Two weeks ago Utah's governor signed into law the most sweeping school voucher program in America that will, in time, give all students a scholarship to attend schools of their parents' choice. 

"It is the most comprehensive school choice program in the nation," says Dan Lips of the Heritage Foundation.

Utah's poor children (who get free or reduced school lunches) will be eligible for scholarships, as will all kindergarten children next fall. The following year, all first graders plus kindergartners will be eligible as vouchers are phased in. By 2020 all students could receive school vouchers to attend a school of their choice.

The scholarship amounts are determined by family income.  A family of three with a $30,710 income could get a $3,000 voucher. One earning $61,420 could receive $2,000.

The idea for universal school vouchers was first proposed in 1955 by Nobel Laureate economist Milton Friedman as a way to give families the opportunity to shop for the best school for their children, and force schools to compete in offering superior services to attract students.

It is a classic conservative economic proposition favoring competition and choice over the  public school monopoly. It is also one of the few ideas that Republicans have for offering minority students genuine new opportunity. Vouchers also offer a lifeline to preserve parochial schools in cities which have been closing as Catholics have moved to the suburbs.

Dan Curtin of the National Catholic Educational Association, says 6-8 parochial schools in Washington D.C. would have had to close, not just two, if it were not for federally funded vouchers.  Detroit, with no vouchers, closed 21 schools. Finally, taxpayers save money since the vouchers are set at about half the per pupil cost of public education. Washington's program gives $7,000 vouchers while city schools spend $14,000 for miserable education.

Vouchers have been fought wherever they have been introduced by teacher unions on grounds  they siphon off funds to improve public schools and help a few students rather than many. More surprisingly, they've been opposed by the NAACP, though the beneficiaries in Milwaukee, for example, are 96 percent black.
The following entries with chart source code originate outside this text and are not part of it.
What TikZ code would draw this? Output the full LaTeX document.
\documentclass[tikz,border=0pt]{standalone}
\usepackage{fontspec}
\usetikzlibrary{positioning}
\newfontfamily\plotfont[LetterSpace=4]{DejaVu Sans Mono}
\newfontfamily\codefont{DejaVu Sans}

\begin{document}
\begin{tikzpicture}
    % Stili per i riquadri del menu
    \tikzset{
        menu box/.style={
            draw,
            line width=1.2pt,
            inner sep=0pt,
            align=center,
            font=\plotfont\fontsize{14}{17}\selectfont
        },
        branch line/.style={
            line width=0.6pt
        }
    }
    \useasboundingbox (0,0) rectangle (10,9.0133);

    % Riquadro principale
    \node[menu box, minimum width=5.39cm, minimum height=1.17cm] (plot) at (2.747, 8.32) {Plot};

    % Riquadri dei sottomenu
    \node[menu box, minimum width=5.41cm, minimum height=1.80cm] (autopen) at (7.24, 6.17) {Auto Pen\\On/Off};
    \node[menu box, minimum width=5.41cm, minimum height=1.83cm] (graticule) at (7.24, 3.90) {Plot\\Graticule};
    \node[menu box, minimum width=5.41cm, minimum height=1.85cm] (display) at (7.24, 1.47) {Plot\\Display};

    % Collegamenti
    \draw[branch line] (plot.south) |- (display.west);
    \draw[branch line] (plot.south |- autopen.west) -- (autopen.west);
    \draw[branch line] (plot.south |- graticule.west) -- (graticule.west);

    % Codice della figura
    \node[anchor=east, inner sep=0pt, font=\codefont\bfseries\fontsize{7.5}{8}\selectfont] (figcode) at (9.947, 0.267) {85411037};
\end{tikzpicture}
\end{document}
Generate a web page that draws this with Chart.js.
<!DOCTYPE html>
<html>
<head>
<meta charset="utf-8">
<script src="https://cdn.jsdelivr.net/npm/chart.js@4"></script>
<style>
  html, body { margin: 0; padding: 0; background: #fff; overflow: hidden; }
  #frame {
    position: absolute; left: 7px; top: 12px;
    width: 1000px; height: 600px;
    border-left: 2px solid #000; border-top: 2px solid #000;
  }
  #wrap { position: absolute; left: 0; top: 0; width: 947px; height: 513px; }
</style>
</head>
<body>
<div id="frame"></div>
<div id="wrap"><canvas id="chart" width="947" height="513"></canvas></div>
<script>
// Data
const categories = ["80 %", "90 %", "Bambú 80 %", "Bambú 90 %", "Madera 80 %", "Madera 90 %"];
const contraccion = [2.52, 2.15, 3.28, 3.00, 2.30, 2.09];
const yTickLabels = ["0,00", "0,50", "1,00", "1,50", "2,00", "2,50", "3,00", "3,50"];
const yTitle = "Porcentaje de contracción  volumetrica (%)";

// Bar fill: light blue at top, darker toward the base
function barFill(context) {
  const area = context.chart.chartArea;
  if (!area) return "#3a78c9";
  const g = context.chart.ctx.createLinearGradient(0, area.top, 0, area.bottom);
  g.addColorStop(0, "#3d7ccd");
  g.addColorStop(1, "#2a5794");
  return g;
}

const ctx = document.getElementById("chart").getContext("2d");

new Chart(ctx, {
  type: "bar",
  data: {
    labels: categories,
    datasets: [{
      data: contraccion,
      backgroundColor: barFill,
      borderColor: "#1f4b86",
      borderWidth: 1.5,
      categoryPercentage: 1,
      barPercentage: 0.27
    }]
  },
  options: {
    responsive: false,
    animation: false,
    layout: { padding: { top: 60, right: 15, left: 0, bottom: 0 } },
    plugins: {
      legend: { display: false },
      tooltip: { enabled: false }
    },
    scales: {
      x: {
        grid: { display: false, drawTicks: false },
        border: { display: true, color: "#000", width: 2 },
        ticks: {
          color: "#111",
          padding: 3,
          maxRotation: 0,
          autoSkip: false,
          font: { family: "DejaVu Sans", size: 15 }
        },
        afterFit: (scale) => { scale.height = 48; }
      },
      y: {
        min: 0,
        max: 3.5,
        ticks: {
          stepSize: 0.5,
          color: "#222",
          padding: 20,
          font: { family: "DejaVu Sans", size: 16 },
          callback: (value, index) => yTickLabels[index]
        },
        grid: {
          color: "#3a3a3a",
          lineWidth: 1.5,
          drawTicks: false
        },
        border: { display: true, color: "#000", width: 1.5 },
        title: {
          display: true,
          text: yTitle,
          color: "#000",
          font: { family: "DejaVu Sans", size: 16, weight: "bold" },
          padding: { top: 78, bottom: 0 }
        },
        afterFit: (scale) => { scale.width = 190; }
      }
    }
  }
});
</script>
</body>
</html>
Milwaukee's NAACP charged that vouchers violate the Fourteenth Amendment's equal protection clause, because some parents would choose to send their children to "virtually one-race schools," while "racially separate schools are inherently unequal."

Huh? Only 35 percent of the freshmen who entered public high schools in Milwaukee in 1992, graduated in four years. In one school only 13 percent did. Compare that to Catholic Messmer High School with a 98 percent graduation rate.  Also, many of the private and religious schools in Milwaukee are more integrated than their public counterparts.

No wonder polls reveal 90 percent of the city's African-American parents favor a program that gives 17,000 students, a fifth of the public schools, an opportunity for private education. 

This year 150,000 public school students received vouchers across the nation. What have been the results?

Dr. Jay Green, an endowed professor of educational reform at the University of Arkansas, has conducted or overseen eight studies.  Vouchers are so popular with parents that three times as many apply for them as there are funded spaces. Therefore, Green compares how well students did who got the scholarships vs. those who wanted them but lost in the lottery.  This is  like comparing those receiving a new drug vs. a placebo, the scientific gold standard..

Green says that students receiving scholarships "close the gap between black and white tests scores by a quarter," about 6 to 7 percentile points of the 21 percentile gap.  In Milwaukee,  students did 6 percentile points better on reading after four years and 11 percentile points better in math.  In Washington Catholic inner city schools, 94 percent of second graders are at or above grade level.

Equally important, Green reports, "The public schools rise to the challenge and do better." He found that the competition prompts public schools to improve about 5 percentile points, as in Florida where Gov. Jeb Bush pushed through legislation to give students in failing schools vouchers to exit..

Finally, Green reports that expanded public school choice promotes civic values, such as greater tolerance of those from different backgrounds, less segregation and more volunteering by students to serve others.

Good reasons for every public school system to consider offering vouchers not just to poor students, but to all students based on the Utah model.